__WHAT IS REQUIRED__.
Write out the listing, please, but only from its first line through the line containing "var DEPTH = 20;", exactly as given and without pictures.

::: INFORMATION SUPPLIED

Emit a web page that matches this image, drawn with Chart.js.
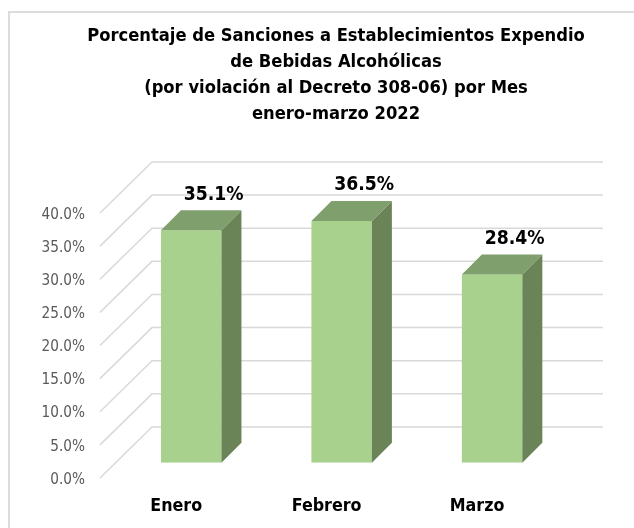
<!DOCTYPE html>
<html>
<head>
<meta charset="utf-8">
<script src="https://cdn.jsdelivr.net/npm/chart.js@4/dist/chart.umd.min.js"></script>
<style>
  html, body { margin: 0; padding: 0; background: #fff; }
  #wrap { width: 634px; height: 528px; position: relative; }
</style>
</head>
<body>
<div id="wrap"><canvas id="chart"></canvas></div>
<script>
var months = ['Enero', 'Febrero', 'Marzo'];
var percents = [35.1, 36.5, 28.4];
var titleLines = [
  'Porcentaje de Sanciones a Establecimientos Expendio',
  'de Bebidas Alcohólicas',
  '(por violación al Decreto 308-06) por Mes',
  'enero-marzo 2022'
];

var FONT = '"DejaVu Sans Condensed", "DejaVu Sans", sans-serif';
var DEPTH = 20;

// back wall and left wall lines of the fake 3D box
var wallLines = {
  id: 'wallLines',
  beforeDatasetsDraw: function (chart) {
    var ctx = chart.ctx, y = chart.scales.y;
    ctx.save();
    ctx.strokeStyle = '#d9d9d9';
    ctx.lineWidth = 1.5;
    y.ticks.forEach(function (t) {
      var py = y.getPixelForValue(t.value);
      ctx.beginPath();
      ctx.moveTo(100, py + 15.3);
      ctx.lineTo(152, py - 35.7);
      ctx.lineTo(603, py - 35.7);
      ctx.stroke();
    });
    ctx.restore();
  }
};

// top and side faces of each bar, plus the value labels
var barFaces = {
  id: 'barFaces',
  afterDatasetsDraw: function (chart) {
    var ctx = chart.ctx;
    var bars = chart.getDatasetMeta(0).data;
    ctx.save();
    bars.forEach(function (bar, i) {
      var left = bar.x - bar.width / 2, right = bar.x + bar.width / 2;
      ctx.fillStyle = '#6a8458';
      ctx.beginPath();
      ctx.moveTo(right, bar.y);
      ctx.lineTo(right + DEPTH, bar.y - DEPTH);
      ctx.lineTo(right + DEPTH, bar.base - DEPTH);
      ctx.lineTo(right, bar.base);
      ctx.closePath();
      ctx.fill();
      ctx.fillStyle = '#7f9f6c';
      ctx.beginPath();
      ctx.moveTo(left, bar.y);
      ctx.lineTo(left + DEPTH, bar.y - DEPTH);
      ctx.lineTo(right + DEPTH, bar.y - DEPTH);
      ctx.lineTo(right, bar.y);
      ctx.closePath();
      ctx.fill();
      ctx.fillStyle = '#000';
      ctx.font = 'bold 19.2px ' + FONT;
      ctx.textAlign = 'center';
      ctx.textBaseline = 'middle';
      ctx.fillText(percents[i].toFixed(1) + '%', bar.x + 22.5, bar.y - 35.5);
    });
    ctx.restore();
  }
};

// light frame around the chart, open on the right and bottom
var frame = {
  id: 'frame',
  beforeDraw: function (chart) {
    var ctx = chart.ctx;
    ctx.save();
    ctx.strokeStyle = '#dcdcdc';
    ctx.lineWidth = 2;
    ctx.beginPath();
    ctx.moveTo(9, 528);
    ctx.lineTo(9, 12);
    ctx.lineTo(634, 12);
    ctx.stroke();
    ctx.restore();
  }
};

new Chart(document.getElementById('chart'), {
  type: 'bar',
  data: {
    labels: months,
    datasets: [{
      data: percents,
      backgroundColor: '#a9d18e',
      barPercentage: 0.402,
      categoryPercentage: 1
    }]
  },
  options: {
    responsive: true,
    maintainAspectRatio: false,
    animation: false,
    layout: { padding: { left: 38, right: 0, top: 22.7, bottom: 0 } },
    plugins: {
      legend: { display: false },
      tooltip: { enabled: false },
      title: {
        display: true,
        text: titleLines,
        color: '#000',
        font: { family: FONT, size: 18.2, weight: 'bold', lineHeight: 1.445 },
        padding: { top: 0, bottom: 69.8 }
      }
    },
    scales: {
      x: {
        grid: { display: false, drawTicks: false },
        border: { display: false },
        ticks: {
          color: '#000',
          font: { family: FONT, size: 17.7, weight: 'bold' },
          padding: 33,
          labelOffset: -15,
          maxRotation: 0
        },
        afterFit: function (s) { s.height = 65.3; }
      },
      y: {
        min: 0,
        max: 40,
        grid: { display: false, drawTicks: false },
        border: { display: false },
        ticks: {
          stepSize: 5,
          color: '#595959',
          font: { family: FONT, size: 15.2 },
          padding: 31,
          labelOffset: 17,
          callback: function (v) { return v.toFixed(1) + '%'; }
        },
        afterFit: function (s) { s.width = 78; }
      },
      // empty axis that only reserves the space right of the plot
      spacer: {
        position: 'right',
        display: true,
        grid: { display: false, drawTicks: false },
        border: { display: false },
        ticks: { display: false },
        afterFit: function (s) { s.width = 66.7; }
      }
    }
  },
  plugins: [frame, wallLines, barFaces]
});
</script>
</body>
</html>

::::::

__OUTPUT OF THE TASK__.
Emit a web page that matches this image, drawn with Chart.js.
<!DOCTYPE html>
<html>
<head>
<meta charset="utf-8">
<script src="https://cdn.jsdelivr.net/npm/chart.js@4/dist/chart.umd.min.js"></script>
<style>
  html, body { margin: 0; padding: 0; background: #fff; }
  #wrap { width: 634px; height: 528px; position: relative; }
</style>
</head>
<body>
<div id="wrap"><canvas id="chart"></canvas></div>
<script>
var months = ['Enero', 'Febrero', 'Marzo'];
var percents = [35.1, 36.5, 28.4];
var titleLines = [
  'Porcentaje de Sanciones a Establecimientos Expendio',
  'de Bebidas Alcohólicas',
  '(por violación al Decreto 308-06) por Mes',
  'enero-marzo 2022'
];

var FONT = '"DejaVu Sans Condensed", "DejaVu Sans", sans-serif';
var DEPTH = 20;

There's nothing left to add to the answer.